INSTRUCTIONS FOR THE TASK: Pictures stay out of the copy; restate everything else in the material exactly.

DATA IN THIS EXERCISE:
= = = =

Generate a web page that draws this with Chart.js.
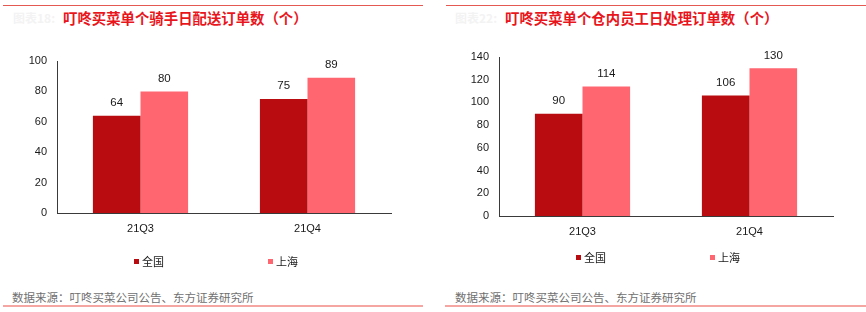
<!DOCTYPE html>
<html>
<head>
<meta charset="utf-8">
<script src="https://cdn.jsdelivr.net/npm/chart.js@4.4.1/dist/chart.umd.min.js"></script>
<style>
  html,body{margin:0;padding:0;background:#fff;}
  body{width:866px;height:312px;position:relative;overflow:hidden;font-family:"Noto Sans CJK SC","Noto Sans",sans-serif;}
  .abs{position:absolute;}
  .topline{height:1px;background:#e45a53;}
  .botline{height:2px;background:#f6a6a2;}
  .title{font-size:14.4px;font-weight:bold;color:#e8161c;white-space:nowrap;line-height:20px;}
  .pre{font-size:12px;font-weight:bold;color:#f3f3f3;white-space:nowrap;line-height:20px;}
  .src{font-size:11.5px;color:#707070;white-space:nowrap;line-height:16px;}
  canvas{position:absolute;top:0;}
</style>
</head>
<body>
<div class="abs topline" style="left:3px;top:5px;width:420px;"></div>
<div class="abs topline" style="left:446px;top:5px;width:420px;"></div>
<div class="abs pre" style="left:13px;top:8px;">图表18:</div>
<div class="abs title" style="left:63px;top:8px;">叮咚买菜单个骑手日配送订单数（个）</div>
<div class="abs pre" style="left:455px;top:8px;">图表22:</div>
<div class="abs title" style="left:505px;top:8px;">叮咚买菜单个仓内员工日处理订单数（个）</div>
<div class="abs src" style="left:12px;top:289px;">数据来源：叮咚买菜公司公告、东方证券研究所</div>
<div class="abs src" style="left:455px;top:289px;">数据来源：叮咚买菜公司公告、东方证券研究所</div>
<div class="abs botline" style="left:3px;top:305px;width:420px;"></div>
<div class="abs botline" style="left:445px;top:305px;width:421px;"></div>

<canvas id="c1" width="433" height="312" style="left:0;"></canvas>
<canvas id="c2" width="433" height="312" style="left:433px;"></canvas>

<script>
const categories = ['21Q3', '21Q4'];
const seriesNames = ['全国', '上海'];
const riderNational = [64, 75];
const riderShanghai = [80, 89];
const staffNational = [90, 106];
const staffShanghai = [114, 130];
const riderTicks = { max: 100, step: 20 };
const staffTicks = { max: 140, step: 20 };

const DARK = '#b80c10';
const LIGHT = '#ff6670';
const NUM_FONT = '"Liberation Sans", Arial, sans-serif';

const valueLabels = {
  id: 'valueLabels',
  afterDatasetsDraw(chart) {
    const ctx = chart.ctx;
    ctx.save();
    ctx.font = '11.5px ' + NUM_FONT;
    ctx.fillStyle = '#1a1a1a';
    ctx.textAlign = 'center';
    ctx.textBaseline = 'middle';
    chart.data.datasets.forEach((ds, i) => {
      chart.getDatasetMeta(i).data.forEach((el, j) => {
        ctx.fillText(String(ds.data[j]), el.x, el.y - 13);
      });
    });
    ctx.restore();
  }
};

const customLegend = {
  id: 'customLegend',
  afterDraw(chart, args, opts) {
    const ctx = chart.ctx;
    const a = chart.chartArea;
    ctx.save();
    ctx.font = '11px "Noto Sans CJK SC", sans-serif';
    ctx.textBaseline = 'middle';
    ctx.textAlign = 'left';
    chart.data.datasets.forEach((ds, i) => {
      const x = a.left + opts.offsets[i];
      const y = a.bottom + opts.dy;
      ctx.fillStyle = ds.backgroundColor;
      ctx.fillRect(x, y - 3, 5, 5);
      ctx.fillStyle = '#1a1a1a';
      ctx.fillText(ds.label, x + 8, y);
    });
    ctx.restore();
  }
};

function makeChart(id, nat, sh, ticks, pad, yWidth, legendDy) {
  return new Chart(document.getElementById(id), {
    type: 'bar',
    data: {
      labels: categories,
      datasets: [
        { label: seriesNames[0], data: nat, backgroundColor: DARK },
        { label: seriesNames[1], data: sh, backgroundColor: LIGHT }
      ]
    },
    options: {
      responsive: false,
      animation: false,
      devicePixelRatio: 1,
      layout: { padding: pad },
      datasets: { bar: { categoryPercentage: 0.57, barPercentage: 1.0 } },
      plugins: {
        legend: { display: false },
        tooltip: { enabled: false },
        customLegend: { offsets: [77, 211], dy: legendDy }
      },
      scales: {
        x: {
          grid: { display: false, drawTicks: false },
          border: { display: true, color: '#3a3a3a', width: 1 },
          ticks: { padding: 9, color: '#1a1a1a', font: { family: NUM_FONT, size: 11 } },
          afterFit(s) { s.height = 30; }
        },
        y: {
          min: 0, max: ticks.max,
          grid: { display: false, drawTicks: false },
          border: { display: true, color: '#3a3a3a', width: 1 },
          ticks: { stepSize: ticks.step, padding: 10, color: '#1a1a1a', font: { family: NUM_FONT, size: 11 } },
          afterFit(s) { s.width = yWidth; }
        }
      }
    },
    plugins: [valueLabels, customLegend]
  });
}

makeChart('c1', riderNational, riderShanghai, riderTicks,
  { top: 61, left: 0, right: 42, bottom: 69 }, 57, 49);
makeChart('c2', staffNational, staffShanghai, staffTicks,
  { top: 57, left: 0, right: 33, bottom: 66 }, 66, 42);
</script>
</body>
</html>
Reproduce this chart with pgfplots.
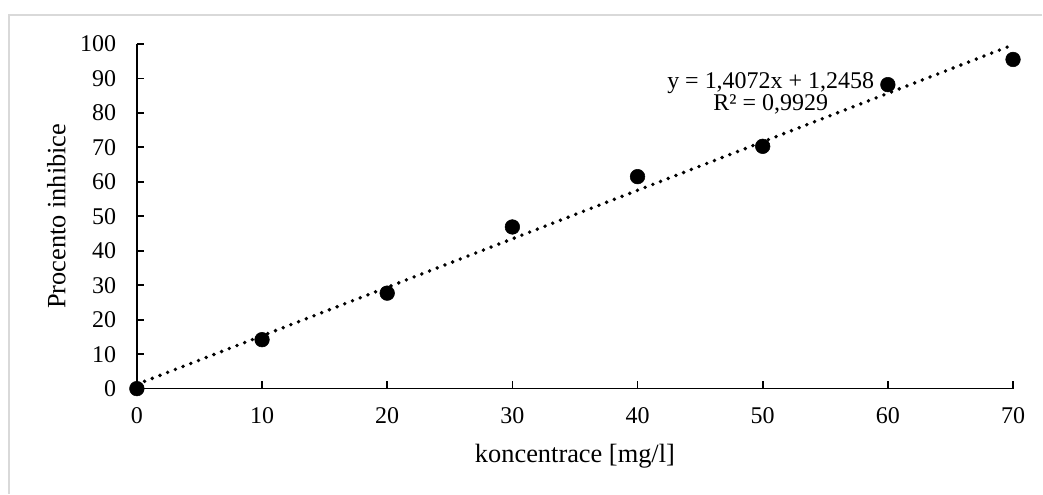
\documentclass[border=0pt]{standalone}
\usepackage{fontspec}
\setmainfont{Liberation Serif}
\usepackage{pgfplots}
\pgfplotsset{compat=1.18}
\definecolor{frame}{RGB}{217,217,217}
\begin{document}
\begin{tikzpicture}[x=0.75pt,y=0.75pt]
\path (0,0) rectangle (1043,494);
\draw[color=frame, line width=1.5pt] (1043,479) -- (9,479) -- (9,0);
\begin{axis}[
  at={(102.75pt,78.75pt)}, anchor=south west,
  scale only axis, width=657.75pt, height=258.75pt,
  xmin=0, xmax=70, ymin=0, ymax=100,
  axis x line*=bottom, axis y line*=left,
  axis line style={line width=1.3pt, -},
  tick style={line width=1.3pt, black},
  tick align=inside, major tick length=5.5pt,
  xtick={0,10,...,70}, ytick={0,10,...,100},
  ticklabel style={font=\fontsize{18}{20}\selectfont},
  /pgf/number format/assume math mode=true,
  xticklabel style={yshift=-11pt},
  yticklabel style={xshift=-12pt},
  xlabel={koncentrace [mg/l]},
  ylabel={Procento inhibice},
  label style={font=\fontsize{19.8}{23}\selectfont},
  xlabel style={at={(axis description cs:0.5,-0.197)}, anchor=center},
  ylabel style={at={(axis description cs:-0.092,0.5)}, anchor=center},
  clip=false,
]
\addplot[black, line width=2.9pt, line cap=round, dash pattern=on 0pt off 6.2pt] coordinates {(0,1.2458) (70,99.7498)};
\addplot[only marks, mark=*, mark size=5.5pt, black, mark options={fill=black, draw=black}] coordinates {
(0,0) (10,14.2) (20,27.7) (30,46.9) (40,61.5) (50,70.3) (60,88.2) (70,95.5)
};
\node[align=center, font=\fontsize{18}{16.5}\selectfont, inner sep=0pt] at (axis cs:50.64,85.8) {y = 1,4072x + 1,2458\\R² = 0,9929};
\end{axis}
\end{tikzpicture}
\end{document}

= = = =

CORRECT RESPONSE:
Generate a web page that draws this with Chart.js.
<!DOCTYPE html>
<html>
<head>
<meta charset="utf-8">
<script src="https://cdn.jsdelivr.net/npm/chart.js@4.4.1/dist/chart.umd.min.js"></script>
<style>
  html,body{margin:0;padding:0;background:#fff;}
  body{width:866px;height:312px;position:relative;overflow:hidden;font-family:"Noto Sans CJK SC","Noto Sans",sans-serif;}
  .abs{position:absolute;}
  .topline{height:1px;background:#e45a53;}
  .botline{height:2px;background:#f6a6a2;}
  .title{font-size:14.4px;font-weight:bold;color:#e8161c;white-space:nowrap;line-height:20px;}
  .pre{font-size:12px;font-weight:bold;color:#f3f3f3;white-space:nowrap;line-height:20px;}
  .src{font-size:11.5px;color:#707070;white-space:nowrap;line-height:16px;}
  canvas{position:absolute;top:0;}
</style>
</head>
<body>
<div class="abs topline" style="left:3px;top:5px;width:420px;"></div>
<div class="abs topline" style="left:446px;top:5px;width:420px;"></div>
<div class="abs pre" style="left:13px;top:8px;">图表18:</div>
<div class="abs title" style="left:63px;top:8px;">叮咚买菜单个骑手日配送订单数（个）</div>
<div class="abs pre" style="left:455px;top:8px;">图表22:</div>
<div class="abs title" style="left:505px;top:8px;">叮咚买菜单个仓内员工日处理订单数（个）</div>
<div class="abs src" style="left:12px;top:289px;">数据来源：叮咚买菜公司公告、东方证券研究所</div>
<div class="abs src" style="left:455px;top:289px;">数据来源：叮咚买菜公司公告、东方证券研究所</div>
<div class="abs botline" style="left:3px;top:305px;width:420px;"></div>
<div class="abs botline" style="left:445px;top:305px;width:421px;"></div>

<canvas id="c1" width="433" height="312" style="left:0;"></canvas>
<canvas id="c2" width="433" height="312" style="left:433px;"></canvas>

<script>
const categories = ['21Q3', '21Q4'];
const seriesNames = ['全国', '上海'];
const riderNational = [64, 75];
const riderShanghai = [80, 89];
const staffNational = [90, 106];
const staffShanghai = [114, 130];
const riderTicks = { max: 100, step: 20 };
const staffTicks = { max: 140, step: 20 };

const DARK = '#b80c10';
const LIGHT = '#ff6670';
const NUM_FONT = '"Liberation Sans", Arial, sans-serif';

const valueLabels = {
  id: 'valueLabels',
  afterDatasetsDraw(chart) {
    const ctx = chart.ctx;
    ctx.save();
    ctx.font = '11.5px ' + NUM_FONT;
    ctx.fillStyle = '#1a1a1a';
    ctx.textAlign = 'center';
    ctx.textBaseline = 'middle';
    chart.data.datasets.forEach((ds, i) => {
      chart.getDatasetMeta(i).data.forEach((el, j) => {
        ctx.fillText(String(ds.data[j]), el.x, el.y - 13);
      });
    });
    ctx.restore();
  }
};

const customLegend = {
  id: 'customLegend',
  afterDraw(chart, args, opts) {
    const ctx = chart.ctx;
    const a = chart.chartArea;
    ctx.save();
    ctx.font = '11px "Noto Sans CJK SC", sans-serif';
    ctx.textBaseline = 'middle';
    ctx.textAlign = 'left';
    chart.data.datasets.forEach((ds, i) => {
      const x = a.left + opts.offsets[i];
      const y = a.bottom + opts.dy;
      ctx.fillStyle = ds.backgroundColor;
      ctx.fillRect(x, y - 3, 5, 5);
      ctx.fillStyle = '#1a1a1a';
      ctx.fillText(ds.label, x + 8, y);
    });
    ctx.restore();
  }
};

function makeChart(id, nat, sh, ticks, pad, yWidth, legendDy) {
  return new Chart(document.getElementById(id), {
    type: 'bar',
    data: {
      labels: categories,
      datasets: [
        { label: seriesNames[0], data: nat, backgroundColor: DARK },
        { label: seriesNames[1], data: sh, backgroundColor: LIGHT }
      ]
    },
    options: {
      responsive: false,
      animation: false,
      devicePixelRatio: 1,
      layout: { padding: pad },
      datasets: { bar: { categoryPercentage: 0.57, barPercentage: 1.0 } },
      plugins: {
        legend: { display: false },
        tooltip: { enabled: false },
        customLegend: { offsets: [77, 211], dy: legendDy }
      },
      scales: {
        x: {
          grid: { display: false, drawTicks: false },
          border: { display: true, color: '#3a3a3a', width: 1 },
          ticks: { padding: 9, color: '#1a1a1a', font: { family: NUM_FONT, size: 11 } },
          afterFit(s) { s.height = 30; }
        },
        y: {
          min: 0, max: ticks.max,
          grid: { display: false, drawTicks: false },
          border: { display: true, color: '#3a3a3a', width: 1 },
          ticks: { stepSize: ticks.step, padding: 10, color: '#1a1a1a', font: { family: NUM_FONT, size: 11 } },
          afterFit(s) { s.width = yWidth; }
        }
      }
    },
    plugins: [valueLabels, customLegend]
  });
}

makeChart('c1', riderNational, riderShanghai, riderTicks,
  { top: 61, left: 0, right: 42, bottom: 69 }, 57, 49);
makeChart('c2', staffNational, staffShanghai, staffTicks,
  { top: 57, left: 0, right: 33, bottom: 66 }, 66, 42);
</script>
</body>
</html>
Reproduce this chart with pgfplots.
\documentclass[border=0pt]{standalone}
\usepackage{fontspec}
\setmainfont{Liberation Serif}
\usepackage{pgfplots}
\pgfplotsset{compat=1.18}
\definecolor{frame}{RGB}{217,217,217}
\begin{document}
\begin{tikzpicture}[x=0.75pt,y=0.75pt]
\path (0,0) rectangle (1043,494);
\draw[color=frame, line width=1.5pt] (1043,479) -- (9,479) -- (9,0);
\begin{axis}[
  at={(102.75pt,78.75pt)}, anchor=south west,
  scale only axis, width=657.75pt, height=258.75pt,
  xmin=0, xmax=70, ymin=0, ymax=100,
  axis x line*=bottom, axis y line*=left,
  axis line style={line width=1.3pt, -},
  tick style={line width=1.3pt, black},
  tick align=inside, major tick length=5.5pt,
  xtick={0,10,...,70}, ytick={0,10,...,100},
  ticklabel style={font=\fontsize{18}{20}\selectfont},
  /pgf/number format/assume math mode=true,
  xticklabel style={yshift=-11pt},
  yticklabel style={xshift=-12pt},
  xlabel={koncentrace [mg/l]},
  ylabel={Procento inhibice},
  label style={font=\fontsize{19.8}{23}\selectfont},
  xlabel style={at={(axis description cs:0.5,-0.197)}, anchor=center},
  ylabel style={at={(axis description cs:-0.092,0.5)}, anchor=center},
  clip=false,
]
\addplot[black, line width=2.9pt, line cap=round, dash pattern=on 0pt off 6.2pt] coordinates {(0,1.2458) (70,99.7498)};
\addplot[only marks, mark=*, mark size=5.5pt, black, mark options={fill=black, draw=black}] coordinates {
(0,0) (10,14.2) (20,27.7) (30,46.9) (40,61.5) (50,70.3) (60,88.2) (70,95.5)
};
\node[align=center, font=\fontsize{18}{16.5}\selectfont, inner sep=0pt] at (axis cs:50.64,85.8) {y = 1,4072x + 1,2458\\R² = 0,9929};
\end{axis}
\end{tikzpicture}
\end{document}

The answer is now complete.